For women who receive a diagnosis of PCOS, clinicians must emphasize that it is a lifelong disorder that can be managed, Yildiz said.

“There is no cure. It will always be with you, but you can live with it as long as problems are managed,” Yildiz said. “For androgen excess — the most common complaint of women — oral contraceptives are still the best option. The field is not moving forward because there is not much interest for the development of new drugs. PCOS is not lupus or diabetes or rheumatoid arthritis. The pipeline is very thin. That is why the best option remains oral contraceptives.”

Controlling insulin resistance early is also important, Eisenberg said.

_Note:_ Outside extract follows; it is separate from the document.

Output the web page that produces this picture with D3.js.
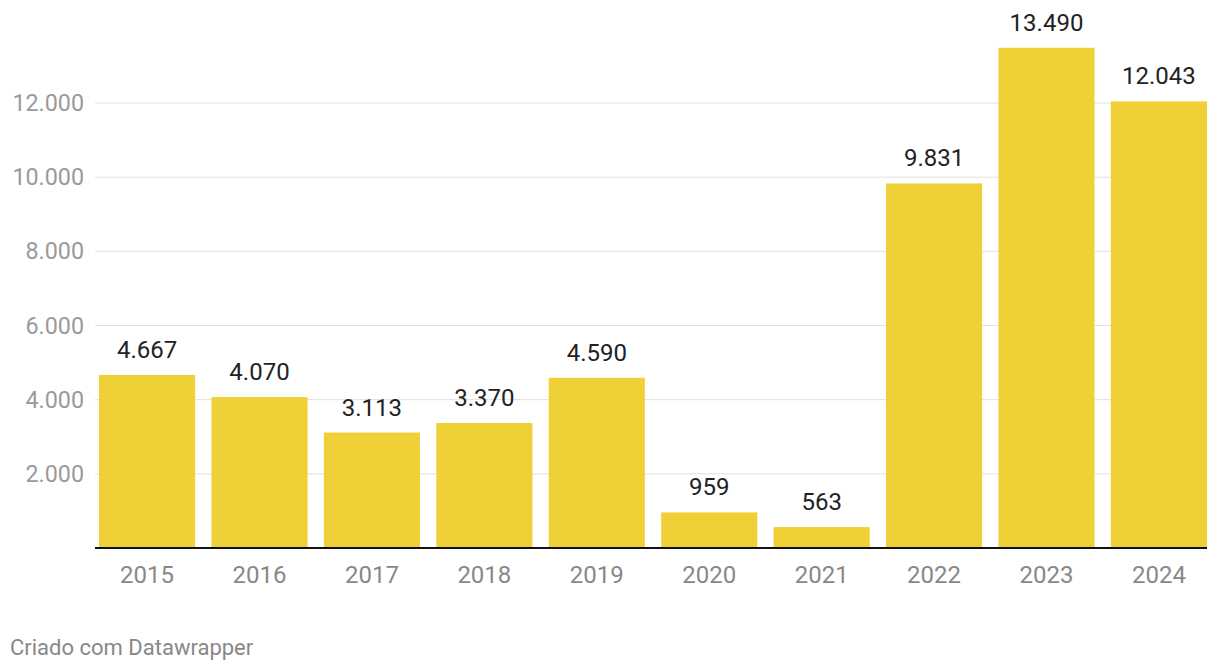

“From my personal experience taking care of women with PCOS, a low glycemic index diet is No. 1,” Eisenberg said. “Whether insulin resistance is foundational to PCOS or consequential, it remains one of the main features of PCOS and affects everything downstream, from weight gain and obesity to cardiovascular disease. That can be controlled, either by diet or medication. A low glycemic index diet is the first-line management and probably needs to be included in any management plan.”

More to learn

Many researchers still do not fully understand the etiopathogenesis of PCOS, and several scientific questions remain to be addressed, Yildiz said.

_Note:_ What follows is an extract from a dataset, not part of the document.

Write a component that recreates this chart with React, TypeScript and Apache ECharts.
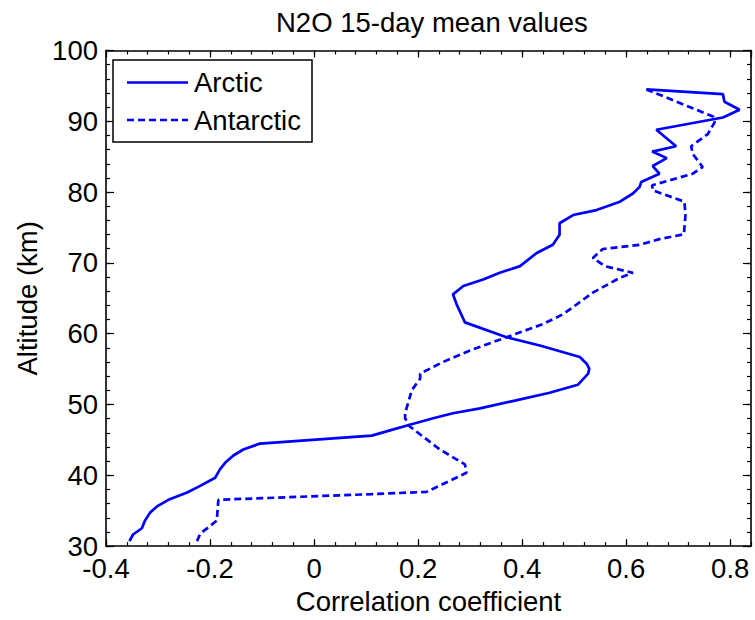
import React, { useEffect, useRef } from "react";
import * as echarts from "echarts";

const titleText = "N2O 15-day mean values";
const xAxisName = "Correlation coefficient";
const yAxisName = "Altitude (km)";
const seriesNames = ["Arctic", "Antarctic"];

const arcticCorr = [
  -0.355, -0.348, -0.331, -0.325, -0.315, -0.302, -0.28, -0.244, -0.219, -0.19,
  -0.181, -0.171, -0.155, -0.136, -0.104, 0.111, 0.146, 0.184, 0.229, 0.267,
  0.319, 0.386, 0.453, 0.507, 0.527, 0.529, 0.524, 0.511, 0.434, 0.37,
  0.29, 0.274, 0.267, 0.287, 0.325, 0.357, 0.396, 0.428, 0.459, 0.472,
  0.472, 0.498, 0.543, 0.588, 0.613, 0.626, 0.629, 0.664, 0.651, 0.678,
  0.65, 0.696, 0.658, 0.786, 0.818, 0.789, 0.786, 0.639,
];
const arcticAlt = [
  30.7, 31.64, 32.52, 33.6, 34.76, 35.6, 36.54, 37.56, 38.5, 39.66,
  40.84, 41.76, 42.8, 43.64, 44.48, 45.6, 46.34, 47.14, 48.06, 48.76,
  49.46, 50.54, 51.66, 52.78, 54.36, 55.06, 55.76, 56.7, 58.34, 59.5,
  61.6, 64.16, 65.56, 66.74, 67.66, 68.6, 69.54, 71.4, 72.56, 73.96,
  75.6, 76.76, 77.46, 78.64, 79.8, 80.74, 81.44, 82.6, 83.68, 84.8,
  85.72, 86.48, 88.8, 90.54, 91.64, 92.76, 93.84, 94.5,
];

const antarcticCorr = [
  -0.225, -0.219, -0.187, -0.184, 0.111, 0.216, 0.267, 0.293, 0.29, 0.242,
  0.184, 0.175, 0.175, 0.188, 0.204, 0.204, 0.248, 0.3, 0.37, 0.44,
  0.479, 0.536, 0.588, 0.613, 0.559, 0.536, 0.555, 0.626, 0.664, 0.711,
  0.714, 0.712, 0.651, 0.65, 0.728, 0.747, 0.728, 0.725, 0.757, 0.77,
  0.767, 0.639,
];
const antarcticAlt = [
  30.7, 31.74, 33.6, 36.54, 37.34, 37.66, 39.44, 40.36, 41.54, 43.64,
  46.9, 48.06, 48.76, 52.04, 53.66, 54.36, 56.0, 57.64, 59.5, 61.36,
  62.76, 65.8, 67.9, 68.6, 69.54, 70.7, 71.96, 72.56, 73.36, 74.04,
  76.76, 78.64, 80.26, 80.96, 82.6, 83.54, 85.4, 86.48, 88.2, 89.84,
  90.68, 94.5,
];

const xMin = -0.4;
const xMax = 0.84;
const xMajor = 0.2;
const xMinor = 0.04;
const yMin = 30;
const yMax = 100;
const yMajor = 10;
const yMinor = 2;

const FONT = "'Liberation Sans', Arial, Helvetica, sans-serif";
const FS = 27.5;
const BLUE = "#0000ff";
const DASH = [7, 4];

function zip(xs: number[], ys: number[]) {
  return xs.map((x, i) => [x, ys[i]]);
}

export default function App() {
  const ref = useRef<HTMLDivElement>(null);
  useEffect(() => {
    if (!ref.current) return;
    const chart = echarts.init(ref.current, undefined, { renderer: "svg" });
    const lineAxis = { show: true, onZero: false, lineStyle: { color: "#000", width: 1.6 } };
    const noLine = { show: false, onZero: false };
    const mkX = (pos: string, major: boolean, labels: boolean) => ({
      type: "value",
      position: pos,
      min: xMin,
      max: xMax,
      interval: major ? xMajor : xMinor,
      axisLine: major ? lineAxis : noLine,
      axisTick: {
        show: true,
        inside: true,
        length: major ? 7 : 4,
        lineStyle: { color: "#000", width: 1.2 },
      },
      axisLabel: labels
        ? {
            show: true,
            color: "#000",
            fontSize: FS,
            fontFamily: FONT,
            margin: 8,
            showMaxLabel: false,
            formatter: (v: number) => String(Math.round(v * 10) / 10),
          }
        : { show: false },
      splitLine: { show: false },
      ...(labels
        ? {
            name: xAxisName,
            nameLocation: "middle",
            nameGap: 38,
            nameTextStyle: { color: "#000", fontSize: FS, fontFamily: FONT },
          }
        : {}),
    });
    const mkY = (pos: string, major: boolean, labels: boolean) => ({
      type: "value",
      position: pos,
      min: yMin,
      max: yMax,
      interval: major ? yMajor : yMinor,
      axisLine: major ? lineAxis : noLine,
      axisTick: {
        show: true,
        inside: true,
        length: major ? 8 : 4,
        lineStyle: { color: "#000", width: 1.2 },
      },
      axisLabel: labels
        ? { show: true, color: "#000", fontSize: FS, fontFamily: FONT, margin: 8 }
        : { show: false },
      splitLine: { show: false },
      ...(labels
        ? {
            name: yAxisName,
            nameLocation: "middle",
            nameGap: 64,
            nameTextStyle: { color: "#000", fontSize: FS, fontFamily: FONT },
          }
        : {}),
    });

    // hand-drawn legend box (MATLAB style)
    const lgX = 113;
    const lgY = 60;
    const lgW = 199;
    const lgH = 82;
    const rowY = [82.5, 120];
    const legendGraphics: any[] = [
      {
        type: "rect",
        shape: { x: lgX, y: lgY, width: lgW, height: lgH },
        style: { fill: "#fff", stroke: "#000", lineWidth: 1.5 },
        z: 100,
      },
    ];
    seriesNames.forEach((name, i) => {
      legendGraphics.push({
        type: "line",
        shape: { x1: 127, y1: rowY[i], x2: 188, y2: rowY[i] },
        style: {
          stroke: BLUE,
          lineWidth: 2.7,
          lineDash: i === 0 ? null : DASH,
        },
        z: 101,
      });
      legendGraphics.push({
        type: "text",
        x: 194,
        y: rowY[i],
        style: {
          text: name,
          fill: "#000",
          font: `${FS}px ${FONT}`,
          textVerticalAlign: "middle",
          verticalAlign: "middle",
        },
        z: 101,
      });
    });

    chart.setOption({
      animation: false,
      backgroundColor: "#fff",
      title: {
        text: titleText,
        left: 271,
        top: 3,
        textStyle: {
          color: "#000",
          fontSize: FS,
          fontWeight: "normal",
          fontFamily: FONT,
        },
      },
      graphic: legendGraphics,
      grid: { left: 106, right: 4, top: 50.5, bottom: 69.5, containLabel: false },
      xAxis: [
        mkX("bottom", true, true),
        mkX("bottom", false, false),
        mkX("top", true, false),
        mkX("top", false, false),
      ],
      yAxis: [
        mkY("left", true, true),
        mkY("left", false, false),
        mkY("right", true, false),
        mkY("right", false, false),
      ],
      series: [
        {
          name: seriesNames[0],
          type: "line",
          xAxisIndex: 0,
          yAxisIndex: 0,
          symbol: "none",
          showSymbol: false,
          lineStyle: { color: BLUE, width: 2.7, type: "solid" },
          itemStyle: { color: BLUE },
          data: zip(arcticCorr, arcticAlt),
        },
        {
          name: seriesNames[1],
          type: "line",
          xAxisIndex: 0,
          yAxisIndex: 0,
          symbol: "none",
          showSymbol: false,
          lineStyle: { color: BLUE, width: 2.7, type: DASH },
          itemStyle: { color: BLUE },
          data: zip(antarcticCorr, antarcticAlt),
        },
      ],
    });
    return () => chart.dispose();
  }, []);
  return (
    <div
      ref={ref}
      style={{ position: "fixed", left: 0, top: 0, width: 755, height: 620, background: "#fff" }}
    />
  );
}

“The phenotypic presentation of PCOS differs between referral and unselected populations and varies within an individual over time and between individuals of different ethnic and geographic regions,” Yildiz said. “More precise population studies of the epidemiology, phenotype and genetics of PCOS worldwide are crucially needed. Studies in different ethnic and racial groups and in different parts of the world will also help us better understand the role of environmental factors for the development of PCOS.”

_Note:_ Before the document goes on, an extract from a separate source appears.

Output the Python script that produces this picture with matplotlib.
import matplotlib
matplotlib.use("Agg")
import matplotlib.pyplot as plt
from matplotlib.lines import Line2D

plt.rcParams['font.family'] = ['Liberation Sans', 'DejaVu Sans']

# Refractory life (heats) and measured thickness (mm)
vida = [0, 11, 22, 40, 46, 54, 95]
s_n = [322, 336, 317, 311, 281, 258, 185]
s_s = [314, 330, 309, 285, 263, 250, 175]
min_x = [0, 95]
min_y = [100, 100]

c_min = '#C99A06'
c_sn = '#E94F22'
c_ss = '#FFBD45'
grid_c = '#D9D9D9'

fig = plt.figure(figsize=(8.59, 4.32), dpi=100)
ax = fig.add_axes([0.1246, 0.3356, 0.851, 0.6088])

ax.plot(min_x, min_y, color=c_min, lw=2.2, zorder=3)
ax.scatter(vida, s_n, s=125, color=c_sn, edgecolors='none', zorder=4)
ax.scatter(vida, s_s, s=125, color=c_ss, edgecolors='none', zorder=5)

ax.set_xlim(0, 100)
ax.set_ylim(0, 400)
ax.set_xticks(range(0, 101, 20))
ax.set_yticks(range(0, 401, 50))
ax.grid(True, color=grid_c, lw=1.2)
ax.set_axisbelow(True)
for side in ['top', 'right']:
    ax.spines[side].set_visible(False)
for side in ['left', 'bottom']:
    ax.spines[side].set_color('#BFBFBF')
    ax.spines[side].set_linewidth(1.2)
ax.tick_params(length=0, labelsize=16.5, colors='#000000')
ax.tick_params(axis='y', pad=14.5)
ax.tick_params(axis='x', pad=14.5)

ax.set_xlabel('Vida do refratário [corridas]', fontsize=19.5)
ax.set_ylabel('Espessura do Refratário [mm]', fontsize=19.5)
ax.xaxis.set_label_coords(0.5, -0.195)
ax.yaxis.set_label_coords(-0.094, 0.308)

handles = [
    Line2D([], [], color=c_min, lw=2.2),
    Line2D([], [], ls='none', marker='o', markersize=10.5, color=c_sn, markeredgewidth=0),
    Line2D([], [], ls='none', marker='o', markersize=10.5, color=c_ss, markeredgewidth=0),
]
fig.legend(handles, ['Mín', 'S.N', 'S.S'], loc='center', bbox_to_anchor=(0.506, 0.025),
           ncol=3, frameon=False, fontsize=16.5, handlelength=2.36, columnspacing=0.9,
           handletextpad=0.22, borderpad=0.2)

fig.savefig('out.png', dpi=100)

Neuroimaging studies could also reveal potential links between insulin resistance in PCOS and the central nervous system, Yildiz said.

“For other disorders, you have good animal models. In PCOS, animal models do not fully reflect the human phenotype,” Yildiz said. “It is so important to do the research in humans to learn more. In that regard, structural and functional brain imaging is an important tool to understand human behavior and hormonal changes. Similar to what is shown in diabetes and obesity, we and others have observed important variations in brain imaging of obese and nonobese PCOS women. I hope we will have more functional and structural imaging studies to understand the role of the central nervous system and how we can link it to insulin resistance, mood disorders and disordered eating in PCOS. This is a very exciting, emerging field.”

Better disease models could also help answer such questions, Copperman said.

“We still have not done a good enough job of disease modeling,” Copperman said. “I don’t know if that means genome-wide association studies of diverse groups — marrying that data to deep phenotypic data and environmental data, app data and biometrics — but it needs to be to create disease models that will help us with diagnostics and therapeutics to truly personalize medicine for these women.

“We need more advocacy for funding, participation in multicenter trials, more studies of diverse populations, so we meet all patient needs and have appropriate representation,” Copperman said. “All that will get us closer to disease management and better health.”